### AIM OF THE TASK
Your task is to retype, word for word, the lines from the start of the data through the line holding "const yTicks = [10, 100];". Do not include the pictures.

▬▬▬

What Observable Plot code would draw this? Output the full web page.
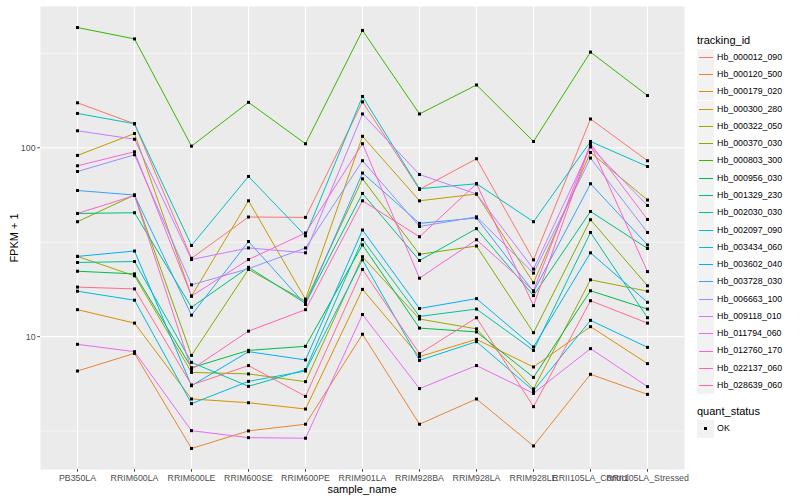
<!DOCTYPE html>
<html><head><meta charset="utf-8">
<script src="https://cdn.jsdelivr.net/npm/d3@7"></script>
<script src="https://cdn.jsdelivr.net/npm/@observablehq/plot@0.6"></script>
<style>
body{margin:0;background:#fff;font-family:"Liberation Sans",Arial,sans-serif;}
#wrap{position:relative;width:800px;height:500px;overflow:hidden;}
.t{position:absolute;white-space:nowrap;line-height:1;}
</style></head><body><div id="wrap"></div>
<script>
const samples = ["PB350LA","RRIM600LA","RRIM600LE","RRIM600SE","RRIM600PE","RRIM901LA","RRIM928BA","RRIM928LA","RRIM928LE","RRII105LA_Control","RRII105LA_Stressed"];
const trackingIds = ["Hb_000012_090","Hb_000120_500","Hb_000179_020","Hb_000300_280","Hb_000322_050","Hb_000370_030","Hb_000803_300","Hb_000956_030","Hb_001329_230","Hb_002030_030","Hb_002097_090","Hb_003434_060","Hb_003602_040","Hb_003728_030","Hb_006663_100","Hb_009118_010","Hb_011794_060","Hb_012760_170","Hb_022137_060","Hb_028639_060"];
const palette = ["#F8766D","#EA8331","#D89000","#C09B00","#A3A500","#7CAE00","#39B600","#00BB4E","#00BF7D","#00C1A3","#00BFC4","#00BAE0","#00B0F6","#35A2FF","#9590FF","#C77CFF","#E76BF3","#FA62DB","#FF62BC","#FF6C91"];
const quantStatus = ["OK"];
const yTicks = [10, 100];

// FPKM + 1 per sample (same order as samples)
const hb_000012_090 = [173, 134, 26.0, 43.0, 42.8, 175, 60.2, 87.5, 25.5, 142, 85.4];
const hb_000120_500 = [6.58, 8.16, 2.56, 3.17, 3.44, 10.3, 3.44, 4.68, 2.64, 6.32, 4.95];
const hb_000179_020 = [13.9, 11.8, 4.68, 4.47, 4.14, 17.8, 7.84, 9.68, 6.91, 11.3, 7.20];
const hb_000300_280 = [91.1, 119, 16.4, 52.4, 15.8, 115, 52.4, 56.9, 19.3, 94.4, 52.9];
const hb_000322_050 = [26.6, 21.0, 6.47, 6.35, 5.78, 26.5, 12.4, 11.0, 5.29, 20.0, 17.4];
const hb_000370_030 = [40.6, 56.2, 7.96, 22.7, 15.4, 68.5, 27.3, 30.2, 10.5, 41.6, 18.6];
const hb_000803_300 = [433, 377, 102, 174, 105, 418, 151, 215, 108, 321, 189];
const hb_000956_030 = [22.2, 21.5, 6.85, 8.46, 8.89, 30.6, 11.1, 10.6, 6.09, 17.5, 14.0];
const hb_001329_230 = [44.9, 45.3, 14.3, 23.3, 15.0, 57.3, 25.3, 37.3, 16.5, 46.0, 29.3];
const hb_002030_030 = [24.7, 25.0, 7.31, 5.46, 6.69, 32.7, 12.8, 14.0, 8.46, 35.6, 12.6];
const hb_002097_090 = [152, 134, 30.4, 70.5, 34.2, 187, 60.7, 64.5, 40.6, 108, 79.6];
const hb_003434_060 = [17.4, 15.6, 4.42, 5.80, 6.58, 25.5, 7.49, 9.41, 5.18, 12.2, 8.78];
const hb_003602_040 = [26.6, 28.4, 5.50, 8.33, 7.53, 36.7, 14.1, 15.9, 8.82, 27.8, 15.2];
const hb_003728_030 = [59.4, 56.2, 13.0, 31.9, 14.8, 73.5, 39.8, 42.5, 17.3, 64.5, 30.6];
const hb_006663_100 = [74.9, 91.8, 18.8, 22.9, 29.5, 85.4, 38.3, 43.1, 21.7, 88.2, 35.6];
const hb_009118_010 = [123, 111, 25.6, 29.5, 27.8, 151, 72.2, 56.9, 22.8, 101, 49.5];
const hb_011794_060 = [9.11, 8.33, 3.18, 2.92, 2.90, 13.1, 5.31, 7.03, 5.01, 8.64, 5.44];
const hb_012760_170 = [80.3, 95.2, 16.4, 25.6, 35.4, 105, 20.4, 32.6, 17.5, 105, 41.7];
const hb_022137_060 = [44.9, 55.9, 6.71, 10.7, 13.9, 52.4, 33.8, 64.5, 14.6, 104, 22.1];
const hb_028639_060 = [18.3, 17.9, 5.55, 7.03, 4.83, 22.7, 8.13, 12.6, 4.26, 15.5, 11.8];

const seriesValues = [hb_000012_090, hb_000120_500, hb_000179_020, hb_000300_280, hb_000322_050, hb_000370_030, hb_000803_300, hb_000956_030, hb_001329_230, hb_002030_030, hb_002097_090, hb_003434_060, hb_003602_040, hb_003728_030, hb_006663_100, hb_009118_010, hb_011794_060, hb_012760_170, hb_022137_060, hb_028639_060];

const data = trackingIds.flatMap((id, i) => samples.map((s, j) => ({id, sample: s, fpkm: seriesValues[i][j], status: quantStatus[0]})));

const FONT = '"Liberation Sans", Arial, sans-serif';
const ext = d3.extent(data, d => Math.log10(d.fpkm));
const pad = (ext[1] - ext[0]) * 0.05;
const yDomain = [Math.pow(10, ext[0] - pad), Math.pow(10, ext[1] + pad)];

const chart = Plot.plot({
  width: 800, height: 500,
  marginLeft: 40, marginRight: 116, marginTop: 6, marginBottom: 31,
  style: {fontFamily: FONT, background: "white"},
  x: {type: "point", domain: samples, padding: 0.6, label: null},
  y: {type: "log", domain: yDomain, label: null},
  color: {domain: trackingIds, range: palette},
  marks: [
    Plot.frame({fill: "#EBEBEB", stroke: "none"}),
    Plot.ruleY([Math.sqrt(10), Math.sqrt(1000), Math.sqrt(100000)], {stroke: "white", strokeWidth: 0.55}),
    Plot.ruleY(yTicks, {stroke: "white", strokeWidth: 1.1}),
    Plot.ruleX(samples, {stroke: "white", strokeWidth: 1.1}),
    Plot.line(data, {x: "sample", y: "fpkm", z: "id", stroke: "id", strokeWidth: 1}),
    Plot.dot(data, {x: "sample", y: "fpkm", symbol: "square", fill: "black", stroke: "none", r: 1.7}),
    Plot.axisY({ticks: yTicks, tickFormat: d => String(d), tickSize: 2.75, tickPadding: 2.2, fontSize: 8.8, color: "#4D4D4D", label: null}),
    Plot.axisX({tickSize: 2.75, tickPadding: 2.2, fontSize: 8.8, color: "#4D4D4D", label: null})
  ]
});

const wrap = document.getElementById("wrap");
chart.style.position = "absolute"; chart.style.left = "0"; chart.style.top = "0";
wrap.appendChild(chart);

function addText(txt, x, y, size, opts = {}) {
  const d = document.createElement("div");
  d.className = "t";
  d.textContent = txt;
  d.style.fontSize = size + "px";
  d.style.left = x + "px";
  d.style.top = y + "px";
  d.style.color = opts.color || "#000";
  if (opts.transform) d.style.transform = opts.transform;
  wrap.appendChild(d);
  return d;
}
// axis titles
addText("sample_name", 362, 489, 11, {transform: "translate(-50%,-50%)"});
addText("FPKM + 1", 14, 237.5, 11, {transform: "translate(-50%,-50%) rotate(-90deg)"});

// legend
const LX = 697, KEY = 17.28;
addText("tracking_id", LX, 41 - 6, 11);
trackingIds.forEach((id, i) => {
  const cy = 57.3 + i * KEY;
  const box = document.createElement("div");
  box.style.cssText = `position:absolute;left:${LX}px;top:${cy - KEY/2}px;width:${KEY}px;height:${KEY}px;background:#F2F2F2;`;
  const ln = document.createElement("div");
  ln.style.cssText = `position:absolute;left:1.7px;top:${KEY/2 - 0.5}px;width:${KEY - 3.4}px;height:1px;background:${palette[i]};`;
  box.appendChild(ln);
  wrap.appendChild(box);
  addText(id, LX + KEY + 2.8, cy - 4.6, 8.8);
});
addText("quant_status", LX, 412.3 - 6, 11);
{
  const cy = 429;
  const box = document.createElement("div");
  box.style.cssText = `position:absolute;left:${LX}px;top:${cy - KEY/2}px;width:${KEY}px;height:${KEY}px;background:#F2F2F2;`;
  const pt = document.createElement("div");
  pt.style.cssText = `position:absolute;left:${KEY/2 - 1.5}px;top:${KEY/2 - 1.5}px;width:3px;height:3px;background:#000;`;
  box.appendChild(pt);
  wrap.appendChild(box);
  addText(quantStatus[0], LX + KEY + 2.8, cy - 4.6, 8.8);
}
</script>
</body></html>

▬▬▬

### THE SOLUTION
What Observable Plot code would draw this? Output the full web page.
<!DOCTYPE html>
<html><head><meta charset="utf-8">
<script src="https://cdn.jsdelivr.net/npm/d3@7"></script>
<script src="https://cdn.jsdelivr.net/npm/@observablehq/plot@0.6"></script>
<style>
body{margin:0;background:#fff;font-family:"Liberation Sans",Arial,sans-serif;}
#wrap{position:relative;width:800px;height:500px;overflow:hidden;}
.t{position:absolute;white-space:nowrap;line-height:1;}
</style></head><body><div id="wrap"></div>
<script>
const samples = ["PB350LA","RRIM600LA","RRIM600LE","RRIM600SE","RRIM600PE","RRIM901LA","RRIM928BA","RRIM928LA","RRIM928LE","RRII105LA_Control","RRII105LA_Stressed"];
const trackingIds = ["Hb_000012_090","Hb_000120_500","Hb_000179_020","Hb_000300_280","Hb_000322_050","Hb_000370_030","Hb_000803_300","Hb_000956_030","Hb_001329_230","Hb_002030_030","Hb_002097_090","Hb_003434_060","Hb_003602_040","Hb_003728_030","Hb_006663_100","Hb_009118_010","Hb_011794_060","Hb_012760_170","Hb_022137_060","Hb_028639_060"];
const palette = ["#F8766D","#EA8331","#D89000","#C09B00","#A3A500","#7CAE00","#39B600","#00BB4E","#00BF7D","#00C1A3","#00BFC4","#00BAE0","#00B0F6","#35A2FF","#9590FF","#C77CFF","#E76BF3","#FA62DB","#FF62BC","#FF6C91"];
const quantStatus = ["OK"];
const yTicks = [10, 100];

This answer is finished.